Curl the palm of your right hand around the circular wire with the fingers pointing in the direction of the current. The right-hand thumb gives the direction of the magnetic field.

Example 4.6

A straight wire carrying a current of \( 12 A \) is bent into a semi-circular arc of radius \( 2.0 cm \) as shown in Fig. 4.13(a). Consider the magnetic field \( \mathbf{B} \) at the centre of the arc.
(a) What is the magnetic field due to the straight segments?
(b) In what way the contribution to \( \mathbf{B} \) from the semicircle differs from that of a circular loop and in what way does it resemble?
(c) Would your answer be different if the wire were bent into a semi-circular arc of the same radius but in the opposite way as shown in Fig. 4.13(b)?

4.13

VIEW SOLUTION

1. \( d\mathbf{l} \) and \( \mathbf{r} \) for each element of the straight segments are parallel.

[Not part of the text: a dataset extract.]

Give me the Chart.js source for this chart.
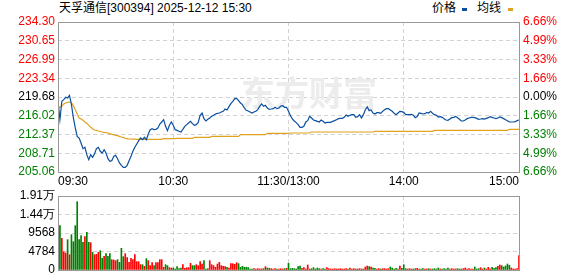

Therefore, \( d\mathbf{l × r} = 0 \). Straight segments do not contribute to |\( \mathbf{B} \)|.
2. For all segments of the semicircular arc, \( d\mathbf{l × r} \) are all parallel to each other (into the plane of the paper). All such contributions add up in magnitude. Hence direction of \( \mathbf{B} \) for a semicircular arc is given by the right-hand rule and magnitude is half that of a circular loop. Thus \( \mathbf{B} \) is \( 1.9 × 10^{–4} T \) normal to the plane of the paper going into it.
3. Same magnitude of \( \mathbf{B} \) but opposite in direction to that in (b).